Barron's is Wrong Series Post 2: Increasing Consumption from Emerging Markets
My first post about how wrong Barron's commodities bubble article is focused on how the U.S. ethanol boondlggle is going to force the price of corn to continue to rise over the next year:
Today I am going to quickly talk about the increasing demand for food from emerging markets. The International Herald Tribune published an excellent article on this subject this morning:
Here are a few of the key points that illustrate why the demand / supply dynamics of rising grain prices are real, and not just some short-lived bubble caused by speculators:
- "Damaged by severe weather in producing countries and plundered by a boom in demand from fast-developing nations, global wheat stocks are at 30-year lows." (emphasis added)
- "World population is set to hit 9 billion by 2050, and most of the extra 2.5 billion people will live in the developing world.
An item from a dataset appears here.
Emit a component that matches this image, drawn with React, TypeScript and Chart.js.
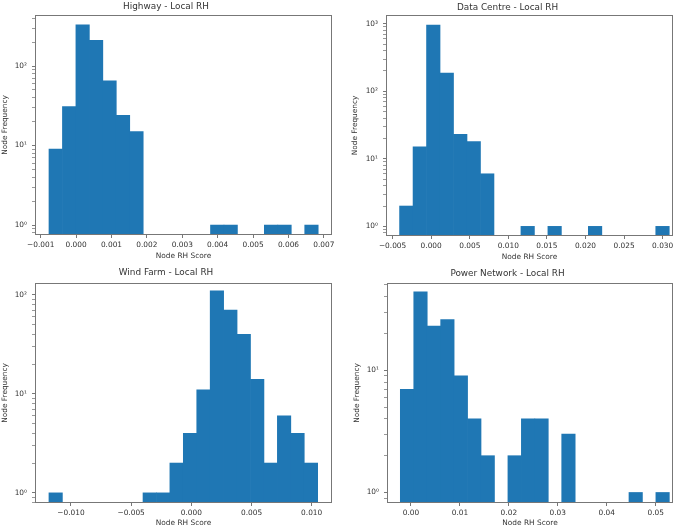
import React, { useEffect, useRef } from "react";
import { Chart, registerables } from "chart.js";

Chart.register(...registerables);

// ---- Data (histogram counts, 20 equal bins each; 0 = empty bin) ----
const highwayCounts = [9, 31, 330, 210, 65, 24, 15, 0, 0, 0, 0, 0, 1, 1, 0, 0, 1, 1, 0, 1];
const highwayRange = [-0.000765, 0.00684];
const highwayTicks = [-0.001, 0.0, 0.001, 0.002, 0.003, 0.004, 0.005, 0.006, 0.007];

const dataCentreCounts = [2, 15, 950, 185, 23, 18, 6, 0, 0, 1, 0, 1, 0, 0, 1, 0, 0, 0, 0, 1];
const dataCentreRange = [-0.004094, 0.030854];
const dataCentreTicks = [-0.005, 0.0, 0.005, 0.01, 0.015, 0.02, 0.025, 0.03];

const windFarmCounts = [1, 0, 0, 0, 0, 0, 0, 1, 1, 2, 4, 11, 110, 70, 40, 14, 2, 6, 4, 2];
const windFarmRange = [-0.011826, 0.010498];
const windFarmTicks = [-0.01, -0.005, 0.0, 0.005, 0.01];

const powerCounts = [7, 44, 23, 26, 9, 4, 2, 0, 2, 4, 4, 0, 3, 0, 0, 0, 0, 1, 0, 1];
const powerRange = [-0.002177, 0.05279];
const powerTicks = [0.0, 0.01, 0.02, 0.03, 0.04, 0.05];

const titles = ["Highway - Local RH", "Data Centre - Local RH", "Wind Farm - Local RH", "Power Network - Local RH"];
const xLabel = "Node RH Score";
const yLabel = "Node Frequency";

const FONT = "'DejaVu Sans', sans-serif";
const TEXT = "#333";
const SPINE = "#777";
const BAR = "#1f77b4";

const SUP: Record<string, string> = { "0": "\u2070", "1": "\u00b9", "2": "\u00b2", "3": "\u00b3", "-": "\u207b" };

type Panel = {
  title: string;
  counts: number[];
  range: number[];
  ticks: number[];
  decimals: number;
  xMin: number;
  xMax: number;
  yMin: number;
  yMax: number;
  pos: { left: number; top: number; width: number; height: number };
  area: { left: number; top: number; right: number; bottom: number };
  titlePad: { top: number; bottom: number };
  yTitlePad: number;
};

const panels: Panel[] = [
  {
    title: titles[0], counts: highwayCounts, range: highwayRange, ticks: highwayTicks, decimals: 3,
    xMin: -0.00116, xMax: 0.00723, yMin: 0.75, yMax: 440,
    pos: { left: 0, top: 0, width: 342, height: 261 },
    area: { left: 35, top: 15, right: 332, bottom: 235 },
    titlePad: { top: 1.5, bottom: 2.7 }, yTitlePad: 0.6,
  },
  {
    title: titles[1], counts: dataCentreCounts, range: dataCentreRange, ticks: dataCentreTicks, decimals: 3,
    xMin: -0.005854, xMax: 0.03134, yMin: 0.72, yMax: 1350,
    pos: { left: 342, top: 0, width: 343, height: 262 },
    area: { left: 44, top: 15, right: 331, bottom: 236 },
    titlePad: { top: 1.9, bottom: 2.3 }, yTitlePad: 8.6,
  },
  {
    title: titles[2], counts: windFarmCounts, range: windFarmRange, ticks: windFarmTicks, decimals: 3,
    xMin: -0.012985, xMax: 0.011687, yMin: 0.79, yMax: 132,
    pos: { left: 0, top: 262, width: 342, height: 266 },
    area: { left: 35, top: 21, right: 332, bottom: 241 },
    titlePad: { top: 4.9, bottom: 5.3 }, yTitlePad: 0.6,
  },
  {
    title: titles[3], counts: powerCounts, range: powerRange, ticks: powerTicks, decimals: 2,
    xMin: -0.004898, xMax: 0.05354, yMin: 0.82, yMax: 52,
    pos: { left: 342, top: 262, width: 343, height: 266 },
    area: { left: 45, top: 21, right: 331, bottom: 241 },
    titlePad: { top: 5.9, bottom: 4.3 }, yTitlePad: 10.3,
  },
];

function fmtX(v: number, d: number): string {
  let s = v.toFixed(d);
  if (/^-0\.0+$/.test(s)) s = s.slice(1);
  return s.replace("-", "\u2212");
}

function powLabel(v: number): string {
  const e = Math.round(Math.log10(v));
  return "10" + String(e).split("").map((c) => SUP[c] || c).join("");
}

const boxPlugin = {
  id: "box",
  afterDatasetsDraw(chart: any) {
    const { ctx, chartArea } = chart;
    ctx.save();
    ctx.strokeStyle = SPINE;
    ctx.lineWidth = 1;
    ctx.strokeRect(
      Math.round(chartArea.left) + 0.5,
      Math.round(chartArea.top) + 0.5,
      Math.round(chartArea.right - chartArea.left) - 1,
      Math.round(chartArea.bottom - chartArea.top) - 1
    );
    ctx.restore();
  },
};

function HistPanel({ p }: { p: Panel }) {
  const ref = useRef<HTMLCanvasElement | null>(null);
  useEffect(() => {
    if (!ref.current) return;
    const n = p.counts.length;
    const w = (p.range[1] - p.range[0]) / n;
    const data = p.counts.map((c, i) => ({ x: p.range[0] + (i + 0.5) * w, y: c > 0 ? c : null }));
    const yWidth = p.area.left;
    const xHeight = p.pos.height - p.area.bottom;
    const rightPad = p.pos.width - p.area.right;
    const chart = new Chart(ref.current, {
      type: "bar",
      data: {
        datasets: [
          {
            data: data as any,
            backgroundColor: BAR,
            borderWidth: 0,
            barPercentage: 1,
            categoryPercentage: 1,
            grouped: false,
          } as any,
        ],
      },
      options: {
        responsive: false,
        animation: false,
        devicePixelRatio: 1,
        layout: { padding: { left: 0, right: rightPad, top: 0, bottom: 0 } },
        plugins: {
          legend: { display: false },
          tooltip: { enabled: false },
          title: {
            display: true,
            text: p.title,
            color: TEXT,
            font: { family: FONT, size: 8.9, weight: "normal" },
            padding: { top: p.titlePad.top, bottom: p.titlePad.bottom },
          },
        },
        scales: {
          x: {
            type: "linear",
            min: p.xMin,
            max: p.xMax,
            bounds: "data",
            offset: false,
            border: { display: false },
            grid: { display: true, drawOnChartArea: false, drawTicks: true, tickLength: 3, tickColor: SPINE, offset: false },
            afterBuildTicks: (scale: any) => {
              scale.ticks = p.ticks.map((v) => ({ value: v }));
            },
            afterFit: (scale: any) => {
              scale.height = xHeight;
              scale.paddingLeft = 0;
              scale.paddingRight = 0;
            },
            ticks: {
              autoSkip: false,
              maxRotation: 0,
              minRotation: 0,
              padding: 3,
              color: TEXT,
              font: { family: FONT, size: 7.4 },
              callback: (v: any) => fmtX(Number(v), p.decimals),
            },
            title: {
              display: true,
              text: xLabel,
              color: TEXT,
              font: { family: FONT, size: 7.4 },
              padding: { top: 0, bottom: 0 },
            },
          },
          y: {
            type: "logarithmic",
            min: p.yMin,
            max: p.yMax,
            bounds: "data",
            border: { display: false },
            grid: {
              display: true,
              drawOnChartArea: false,
              drawTicks: true,
              tickLength: 3,
              tickColor: (ctx: any) => (ctx.tick && ctx.tick.major ? SPINE : "#999"),
            },
            afterBuildTicks: (scale: any) => {
              const out: any[] = [];
              const e0 = Math.floor(Math.log10(p.yMin));
              const e1 = Math.ceil(Math.log10(p.yMax));
              for (let e = e0; e <= e1; e++) {
                for (let k = 1; k <= 9; k++) {
                  const v = k * Math.pow(10, e);
                  if (v >= p.yMin && v <= p.yMax) out.push({ value: v, major: k === 1 });
                }
              }
              scale.ticks = out;
            },
            afterFit: (scale: any) => {
              scale.width = yWidth;
              scale.paddingTop = 0;
              scale.paddingBottom = 0;
            },
            ticks: {
              autoSkip: false,
              padding: 5,
              color: TEXT,
              font: { family: FONT, size: 7.4 },
              callback: function (this: any, v: any, i: number, ticks: any[]) {
                return ticks[i] && ticks[i].major ? powLabel(Number(v)) : "";
              },
            },
            title: {
              display: true,
              text: yLabel,
              color: TEXT,
              font: { family: FONT, size: 7.4 },
              padding: { top: p.yTitlePad, bottom: 0 },
            },
          },
        },
      } as any,
      plugins: [boxPlugin],
    });
    return () => chart.destroy();
  }, [p]);
  return (
    <canvas
      ref={ref}
      width={p.pos.width}
      height={p.pos.height}
      style={{
        position: "absolute",
        left: p.pos.left,
        top: p.pos.top,
        width: p.pos.width,
        height: p.pos.height,
      }}
    />
  );
}

export default function App() {
  return (
    <div style={{ position: "absolute", left: 0, top: 0, width: 685, height: 528, background: "#fff", overflow: "hidden" }}>
      {panels.map((p, i) => (
        <HistPanel key={i} p={p} />
      ))}
    </div>
  );
}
It is in these countries that the population is demanding dairy and meat, which require more land to produce."
- "In the next decade, the price of corn could rise 27 percent, oilseeds like soybeans by 23 percent and rice by 9 percent, according to tentative UN and OECD forecasts in February."
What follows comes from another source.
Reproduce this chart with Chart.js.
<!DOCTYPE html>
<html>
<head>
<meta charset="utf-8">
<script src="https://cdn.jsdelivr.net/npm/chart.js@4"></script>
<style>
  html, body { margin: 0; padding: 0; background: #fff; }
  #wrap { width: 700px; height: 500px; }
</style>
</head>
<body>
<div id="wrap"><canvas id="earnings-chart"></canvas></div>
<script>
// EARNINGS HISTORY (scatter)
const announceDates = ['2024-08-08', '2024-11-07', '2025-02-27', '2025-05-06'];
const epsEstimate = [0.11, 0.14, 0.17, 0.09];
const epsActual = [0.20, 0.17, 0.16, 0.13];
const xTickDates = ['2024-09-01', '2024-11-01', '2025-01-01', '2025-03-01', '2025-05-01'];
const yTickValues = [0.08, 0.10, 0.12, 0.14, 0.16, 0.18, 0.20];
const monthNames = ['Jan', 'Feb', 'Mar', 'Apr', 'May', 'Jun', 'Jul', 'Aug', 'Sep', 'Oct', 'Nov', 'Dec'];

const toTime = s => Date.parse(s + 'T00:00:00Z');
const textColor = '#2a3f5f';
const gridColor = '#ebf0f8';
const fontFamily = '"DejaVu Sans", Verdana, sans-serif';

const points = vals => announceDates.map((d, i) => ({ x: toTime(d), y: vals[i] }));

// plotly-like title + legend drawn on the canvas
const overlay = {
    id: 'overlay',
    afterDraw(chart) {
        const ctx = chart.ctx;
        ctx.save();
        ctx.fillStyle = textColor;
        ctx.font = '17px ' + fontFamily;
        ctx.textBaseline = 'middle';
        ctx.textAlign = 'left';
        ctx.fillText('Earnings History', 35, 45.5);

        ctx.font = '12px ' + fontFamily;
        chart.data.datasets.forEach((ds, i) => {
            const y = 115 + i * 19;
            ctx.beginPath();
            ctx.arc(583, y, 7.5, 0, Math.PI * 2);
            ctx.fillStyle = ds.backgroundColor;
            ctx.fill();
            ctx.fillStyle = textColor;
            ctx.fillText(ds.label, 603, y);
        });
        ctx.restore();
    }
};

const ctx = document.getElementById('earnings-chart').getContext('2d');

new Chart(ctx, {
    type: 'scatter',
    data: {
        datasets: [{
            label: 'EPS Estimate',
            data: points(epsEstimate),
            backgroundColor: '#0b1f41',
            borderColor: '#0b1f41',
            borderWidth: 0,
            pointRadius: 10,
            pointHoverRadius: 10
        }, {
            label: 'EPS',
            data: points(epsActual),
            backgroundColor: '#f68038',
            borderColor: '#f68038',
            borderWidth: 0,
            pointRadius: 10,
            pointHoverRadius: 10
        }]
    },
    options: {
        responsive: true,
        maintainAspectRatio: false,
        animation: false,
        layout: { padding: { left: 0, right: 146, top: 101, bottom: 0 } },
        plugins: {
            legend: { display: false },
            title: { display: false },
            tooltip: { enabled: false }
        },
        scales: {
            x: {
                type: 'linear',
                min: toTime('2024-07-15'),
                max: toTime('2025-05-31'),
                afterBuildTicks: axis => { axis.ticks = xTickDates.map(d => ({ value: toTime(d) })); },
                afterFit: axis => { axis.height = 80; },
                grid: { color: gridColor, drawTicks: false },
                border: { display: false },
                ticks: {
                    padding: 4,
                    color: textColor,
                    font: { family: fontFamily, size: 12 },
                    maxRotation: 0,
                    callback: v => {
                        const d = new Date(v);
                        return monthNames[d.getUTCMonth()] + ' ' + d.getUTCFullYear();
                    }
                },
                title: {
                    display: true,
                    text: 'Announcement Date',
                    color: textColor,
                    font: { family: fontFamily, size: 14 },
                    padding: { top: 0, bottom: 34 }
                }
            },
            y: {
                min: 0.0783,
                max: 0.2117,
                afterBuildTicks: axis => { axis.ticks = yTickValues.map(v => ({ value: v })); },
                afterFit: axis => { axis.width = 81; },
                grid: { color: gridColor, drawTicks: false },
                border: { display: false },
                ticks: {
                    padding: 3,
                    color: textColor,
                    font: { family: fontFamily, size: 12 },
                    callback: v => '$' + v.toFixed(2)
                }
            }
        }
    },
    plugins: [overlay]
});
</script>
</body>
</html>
- "China's population is proportionately much larger than the countries that industrialized in earlier periods and is almost double that of the current G-7 nations combined"
- "The Chinese, whose rise began in earnest in 2001, ate just 20 kilograms, or 44 pounds, of meat per capita in 1985. They now eat 50 kilograms a year."
- "Each pound of beef takes about seven pounds of grain to produce, which means land that could be used to grow food for humans is being diverted to growing animal feed."
Sure the commodities markets have gotten a little frothy because regular investors like you and I now have the ability to come along for the ride, but to me it is unbelievably obvious that supply shortfalls, not rampant speculation, are driving up prices.